What is expected: Reproduce the listing exactly and skip over any pictures.
### Data section ###
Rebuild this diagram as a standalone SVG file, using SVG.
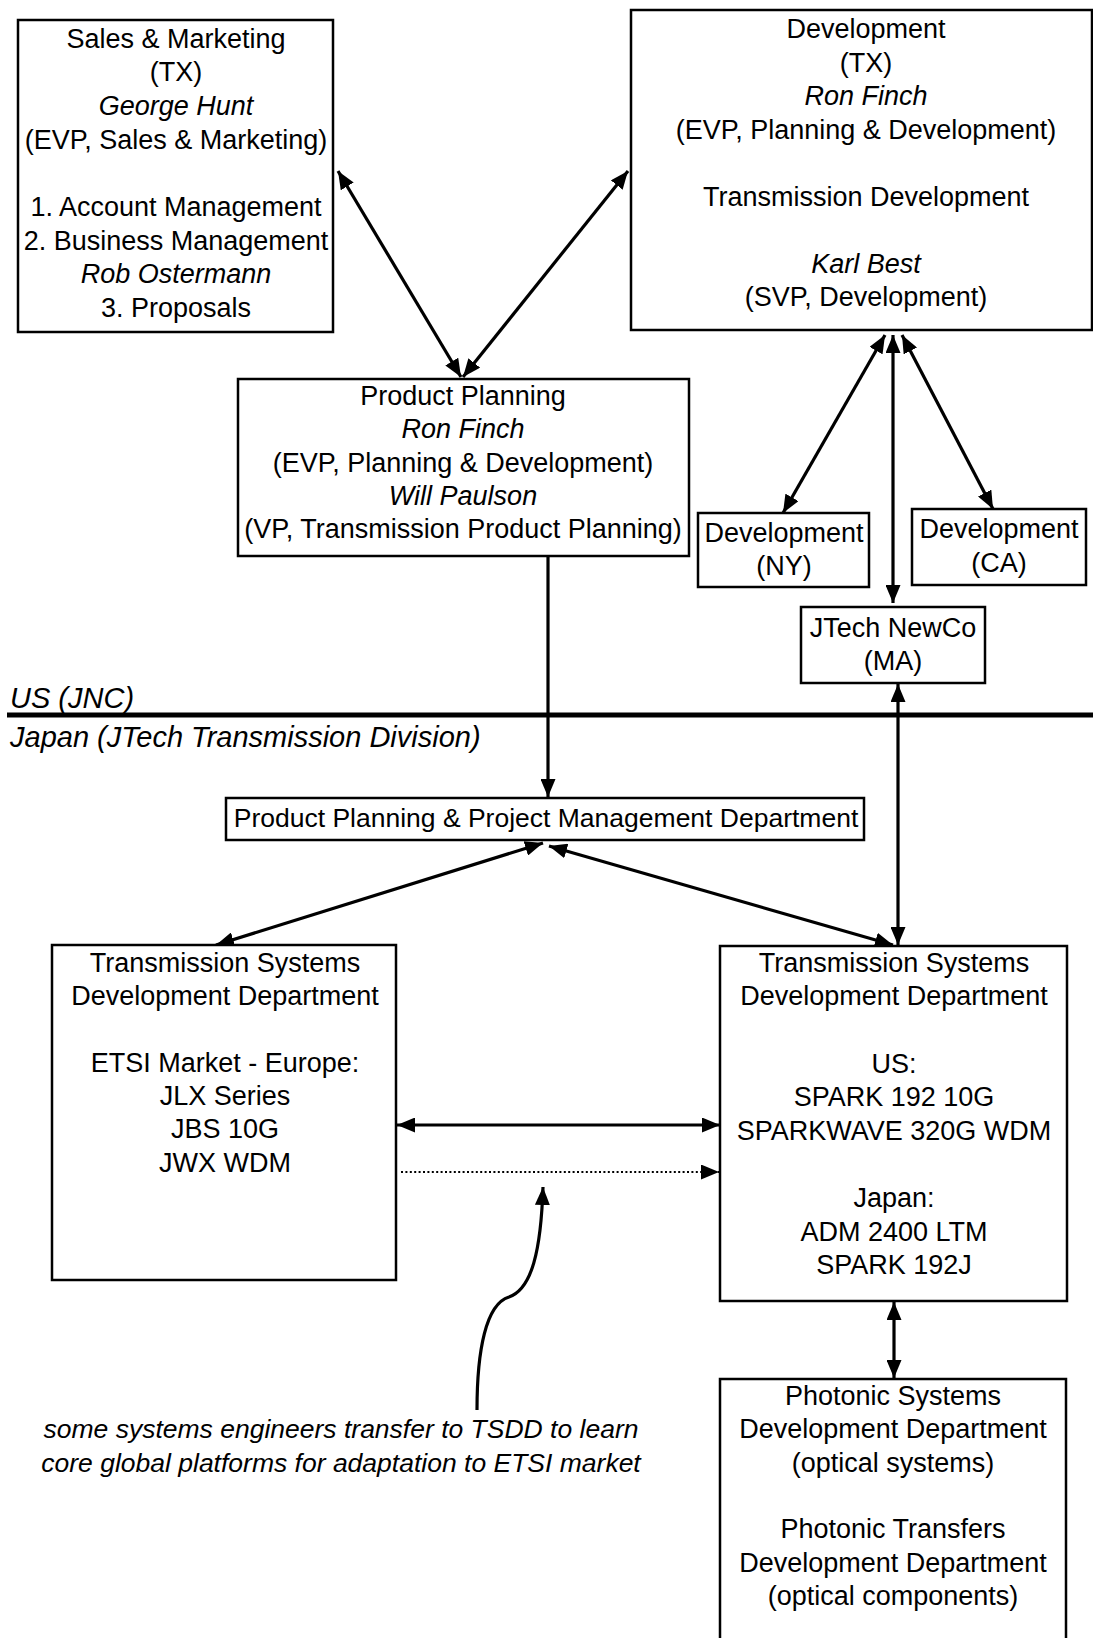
<svg xmlns="http://www.w3.org/2000/svg" width="1093" height="1638" viewBox="0 0 1093 1638">
  <defs>
    <style>
      .box { fill: #fff; stroke: #000; stroke-width: 2.5; }
      .t { font-family: "Liberation Sans", Arial, Helvetica, sans-serif; font-size: 27px; text-anchor: middle; fill: #000; }
      .s { font-size: 26.5px; }
      .i { font-style: italic; }
      .lbl { font-family: "Liberation Sans", Arial, Helvetica, sans-serif; font-size: 29px; font-style: italic; fill: #000; }
      .conn { stroke: #000; stroke-width: 3.2; fill: none; }
      .dbl { marker-start: url(#ah); marker-end: url(#ah); }
      .one { marker-end: url(#ah); }
      .dot { stroke: #000; stroke-width: 2.2; stroke-dasharray: 2 2.4; fill: none; marker-end: url(#ah); }
    </style>
    <marker id="ah" viewBox="0 0 18 15" refX="18" refY="7.5" markerWidth="18" markerHeight="15" markerUnits="userSpaceOnUse" orient="auto-start-reverse">
      <path d="M0,0 L18,7.5 L0,15 z" fill="#000"/>
    </marker>
  </defs>
  <rect width="1093" height="1638" fill="#fff"/>

  <!-- US / Japan divider -->
  <g id="divider">
    <line x1="7" y1="715" x2="1093" y2="715" stroke="#000" stroke-width="5"/>
    <text class="lbl" x="10" y="708">US (JNC)</text>
    <text class="lbl" x="10" y="747">Japan (JTech Transmission Division)</text>
  </g>

  <!-- connectors -->
  <g id="connectors">
    <line class="conn dbl" x1="338" y1="171" x2="461" y2="377"/>
    <line class="conn dbl" x1="628" y1="171" x2="463" y2="377"/>
    <line class="conn dbl" x1="885" y1="335" x2="783" y2="513"/>
    <line class="conn dbl" x1="893" y1="335" x2="893" y2="603"/>
    <line class="conn dbl" x1="902" y1="335" x2="993" y2="509"/>
    <line class="conn one" x1="548" y1="556" x2="548" y2="797"/>
    <line class="conn dbl" x1="898" y1="684" x2="898" y2="945"/>
    <line class="conn dbl" x1="543" y1="843" x2="216" y2="945"/>
    <line class="conn dbl" x1="549" y1="846" x2="893" y2="945"/>
    <line class="conn dbl" x1="397" y1="1125" x2="720" y2="1125"/>
    <line class="dot" x1="401" y1="1172" x2="719" y2="1172"/>
    <line class="conn dbl" x1="894" y1="1302" x2="894" y2="1378"/>
    <path class="conn one" d="M477,1410 C477,1350 486,1304 509,1297 C532,1289 541,1250 543,1187"/>
  </g>

  <g id="sales-marketing">
    <rect class="box" x="18" y="20" width="315" height="312"/>
    <text class="t" x="176" y="47.5">Sales &amp; Marketing</text>
    <text class="t" x="176" y="81.2">(TX)</text>
    <text class="t i" x="176" y="114.9">George Hunt</text>
    <text class="t" x="176" y="148.6">(EVP, Sales &amp; Marketing)</text>
    <text class="t" x="176" y="216">1. Account Management</text>
    <text class="t" x="176" y="249.7">2. Business Management</text>
    <text class="t i" x="176" y="283.4">Rob Ostermann</text>
    <text class="t" x="176" y="317.1">3. Proposals</text>
  </g>

  <g id="development-tx">
    <rect class="box" x="631" y="10" width="461" height="320"/>
    <text class="t" x="866" y="38">Development</text>
    <text class="t" x="866" y="71.5">(TX)</text>
    <text class="t i" x="866" y="105">Ron Finch</text>
    <text class="t" x="866" y="138.5">(EVP, Planning &amp; Development)</text>
    <text class="t" x="866" y="205.5">Transmission Development</text>
    <text class="t i" x="866" y="272.5">Karl Best</text>
    <text class="t" x="866" y="306">(SVP, Development)</text>
  </g>

  <g id="product-planning">
    <rect class="box" x="238" y="379" width="451" height="177"/>
    <text class="t" x="463" y="405">Product Planning</text>
    <text class="t i" x="463" y="438.3">Ron Finch</text>
    <text class="t" x="463" y="471.6">(EVP, Planning &amp; Development)</text>
    <text class="t i" x="463" y="505">Will Paulson</text>
    <text class="t" x="463" y="538.3">(VP, Transmission Product Planning)</text>
  </g>

  <g id="development-ny">
    <rect class="box" x="698" y="513" width="171" height="74"/>
    <text class="t" x="784" y="541.7">Development</text>
    <text class="t" x="784" y="575">(NY)</text>
  </g>

  <g id="development-ca">
    <rect class="box" x="912" y="509" width="174" height="76"/>
    <text class="t" x="999" y="538.3">Development</text>
    <text class="t" x="999" y="571.6">(CA)</text>
  </g>

  <g id="jtech-newco">
    <rect class="box" x="801" y="607" width="184" height="76"/>
    <text class="t" x="893" y="637">JTech NewCo</text>
    <text class="t" x="893" y="670">(MA)</text>
  </g>

  <g id="pppm-department">
    <rect class="box" x="226" y="798" width="638" height="42"/>
    <text class="t s" x="546" y="827">Product Planning &amp; Project Management Department</text>
  </g>

  <g id="tsdd-etsi">
    <rect class="box" x="52" y="945" width="344" height="335"/>
    <text class="t" x="225" y="971.7">Transmission Systems</text>
    <text class="t" x="225" y="1005.1">Development Department</text>
    <text class="t" x="225" y="1071.7">ETSI Market - Europe:</text>
    <text class="t" x="225" y="1105">JLX Series</text>
    <text class="t" x="225" y="1138.4">JBS 10G</text>
    <text class="t" x="225" y="1171.7">JWX WDM</text>
  </g>

  <g id="tsdd-global">
    <rect class="box" x="720" y="946" width="347" height="355"/>
    <text class="t" x="894" y="971.7">Transmission Systems</text>
    <text class="t" x="894" y="1005.3">Development Department</text>
    <text class="t" x="894" y="1072.5">US:</text>
    <text class="t" x="894" y="1106.1">SPARK 192 10G</text>
    <text class="t" x="894" y="1139.7">SPARKWAVE 320G WDM</text>
    <text class="t" x="894" y="1206.9">Japan:</text>
    <text class="t" x="894" y="1240.5">ADM 2400 LTM</text>
    <text class="t" x="894" y="1274.1">SPARK 192J</text>
  </g>

  <g id="photonic">
    <rect class="box" x="720" y="1379" width="346" height="275"/>
    <text class="t" x="893" y="1405">Photonic Systems</text>
    <text class="t" x="893" y="1438.3">Development Department</text>
    <text class="t" x="893" y="1471.6">(optical systems)</text>
    <text class="t" x="893" y="1538.3">Photonic Transfers</text>
    <text class="t" x="893" y="1571.6">Development Department</text>
    <text class="t" x="893" y="1605">(optical components)</text>
  </g>

  <g id="transfer-note">
    <text class="t s i" x="341" y="1438">some systems engineers transfer to TSDD to learn</text>
    <text class="t s i" x="341" y="1471.6">core global platforms for adaptation to ETSI market</text>
  </g>
</svg>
###
Task solution:
Rebuild this diagram as a standalone SVG file, using SVG.
<svg xmlns="http://www.w3.org/2000/svg" width="1093" height="1638" viewBox="0 0 1093 1638">
  <defs>
    <style>
      .box { fill: #fff; stroke: #000; stroke-width: 2.5; }
      .t { font-family: "Liberation Sans", Arial, Helvetica, sans-serif; font-size: 27px; text-anchor: middle; fill: #000; }
      .s { font-size: 26.5px; }
      .i { font-style: italic; }
      .lbl { font-family: "Liberation Sans", Arial, Helvetica, sans-serif; font-size: 29px; font-style: italic; fill: #000; }
      .conn { stroke: #000; stroke-width: 3.2; fill: none; }
      .dbl { marker-start: url(#ah); marker-end: url(#ah); }
      .one { marker-end: url(#ah); }
      .dot { stroke: #000; stroke-width: 2.2; stroke-dasharray: 2 2.4; fill: none; marker-end: url(#ah); }
    </style>
    <marker id="ah" viewBox="0 0 18 15" refX="18" refY="7.5" markerWidth="18" markerHeight="15" markerUnits="userSpaceOnUse" orient="auto-start-reverse">
      <path d="M0,0 L18,7.5 L0,15 z" fill="#000"/>
    </marker>
  </defs>
  <rect width="1093" height="1638" fill="#fff"/>

  <!-- US / Japan divider -->
  <g id="divider">
    <line x1="7" y1="715" x2="1093" y2="715" stroke="#000" stroke-width="5"/>
    <text class="lbl" x="10" y="708">US (JNC)</text>
    <text class="lbl" x="10" y="747">Japan (JTech Transmission Division)</text>
  </g>

  <!-- connectors -->
  <g id="connectors">
    <line class="conn dbl" x1="338" y1="171" x2="461" y2="377"/>
    <line class="conn dbl" x1="628" y1="171" x2="463" y2="377"/>
    <line class="conn dbl" x1="885" y1="335" x2="783" y2="513"/>
    <line class="conn dbl" x1="893" y1="335" x2="893" y2="603"/>
    <line class="conn dbl" x1="902" y1="335" x2="993" y2="509"/>
    <line class="conn one" x1="548" y1="556" x2="548" y2="797"/>
    <line class="conn dbl" x1="898" y1="684" x2="898" y2="945"/>
    <line class="conn dbl" x1="543" y1="843" x2="216" y2="945"/>
    <line class="conn dbl" x1="549" y1="846" x2="893" y2="945"/>
    <line class="conn dbl" x1="397" y1="1125" x2="720" y2="1125"/>
    <line class="dot" x1="401" y1="1172" x2="719" y2="1172"/>
    <line class="conn dbl" x1="894" y1="1302" x2="894" y2="1378"/>
    <path class="conn one" d="M477,1410 C477,1350 486,1304 509,1297 C532,1289 541,1250 543,1187"/>
  </g>

  <g id="sales-marketing">
    <rect class="box" x="18" y="20" width="315" height="312"/>
    <text class="t" x="176" y="47.5">Sales &amp; Marketing</text>
    <text class="t" x="176" y="81.2">(TX)</text>
    <text class="t i" x="176" y="114.9">George Hunt</text>
    <text class="t" x="176" y="148.6">(EVP, Sales &amp; Marketing)</text>
    <text class="t" x="176" y="216">1. Account Management</text>
    <text class="t" x="176" y="249.7">2. Business Management</text>
    <text class="t i" x="176" y="283.4">Rob Ostermann</text>
    <text class="t" x="176" y="317.1">3. Proposals</text>
  </g>

  <g id="development-tx">
    <rect class="box" x="631" y="10" width="461" height="320"/>
    <text class="t" x="866" y="38">Development</text>
    <text class="t" x="866" y="71.5">(TX)</text>
    <text class="t i" x="866" y="105">Ron Finch</text>
    <text class="t" x="866" y="138.5">(EVP, Planning &amp; Development)</text>
    <text class="t" x="866" y="205.5">Transmission Development</text>
    <text class="t i" x="866" y="272.5">Karl Best</text>
    <text class="t" x="866" y="306">(SVP, Development)</text>
  </g>

  <g id="product-planning">
    <rect class="box" x="238" y="379" width="451" height="177"/>
    <text class="t" x="463" y="405">Product Planning</text>
    <text class="t i" x="463" y="438.3">Ron Finch</text>
    <text class="t" x="463" y="471.6">(EVP, Planning &amp; Development)</text>
    <text class="t i" x="463" y="505">Will Paulson</text>
    <text class="t" x="463" y="538.3">(VP, Transmission Product Planning)</text>
  </g>

  <g id="development-ny">
    <rect class="box" x="698" y="513" width="171" height="74"/>
    <text class="t" x="784" y="541.7">Development</text>
    <text class="t" x="784" y="575">(NY)</text>
  </g>

  <g id="development-ca">
    <rect class="box" x="912" y="509" width="174" height="76"/>
    <text class="t" x="999" y="538.3">Development</text>
    <text class="t" x="999" y="571.6">(CA)</text>
  </g>

  <g id="jtech-newco">
    <rect class="box" x="801" y="607" width="184" height="76"/>
    <text class="t" x="893" y="637">JTech NewCo</text>
    <text class="t" x="893" y="670">(MA)</text>
  </g>

  <g id="pppm-department">
    <rect class="box" x="226" y="798" width="638" height="42"/>
    <text class="t s" x="546" y="827">Product Planning &amp; Project Management Department</text>
  </g>

  <g id="tsdd-etsi">
    <rect class="box" x="52" y="945" width="344" height="335"/>
    <text class="t" x="225" y="971.7">Transmission Systems</text>
    <text class="t" x="225" y="1005.1">Development Department</text>
    <text class="t" x="225" y="1071.7">ETSI Market - Europe:</text>
    <text class="t" x="225" y="1105">JLX Series</text>
    <text class="t" x="225" y="1138.4">JBS 10G</text>
    <text class="t" x="225" y="1171.7">JWX WDM</text>
  </g>

  <g id="tsdd-global">
    <rect class="box" x="720" y="946" width="347" height="355"/>
    <text class="t" x="894" y="971.7">Transmission Systems</text>
    <text class="t" x="894" y="1005.3">Development Department</text>
    <text class="t" x="894" y="1072.5">US:</text>
    <text class="t" x="894" y="1106.1">SPARK 192 10G</text>
    <text class="t" x="894" y="1139.7">SPARKWAVE 320G WDM</text>
    <text class="t" x="894" y="1206.9">Japan:</text>
    <text class="t" x="894" y="1240.5">ADM 2400 LTM</text>
    <text class="t" x="894" y="1274.1">SPARK 192J</text>
  </g>

  <g id="photonic">
    <rect class="box" x="720" y="1379" width="346" height="275"/>
    <text class="t" x="893" y="1405">Photonic Systems</text>
    <text class="t" x="893" y="1438.3">Development Department</text>
    <text class="t" x="893" y="1471.6">(optical systems)</text>
    <text class="t" x="893" y="1538.3">Photonic Transfers</text>
    <text class="t" x="893" y="1571.6">Development Department</text>
    <text class="t" x="893" y="1605">(optical components)</text>
  </g>

  <g id="transfer-note">
    <text class="t s i" x="341" y="1438">some systems engineers transfer to TSDD to learn</text>
    <text class="t s i" x="341" y="1471.6">core global platforms for adaptation to ETSI market</text>
  </g>
</svg>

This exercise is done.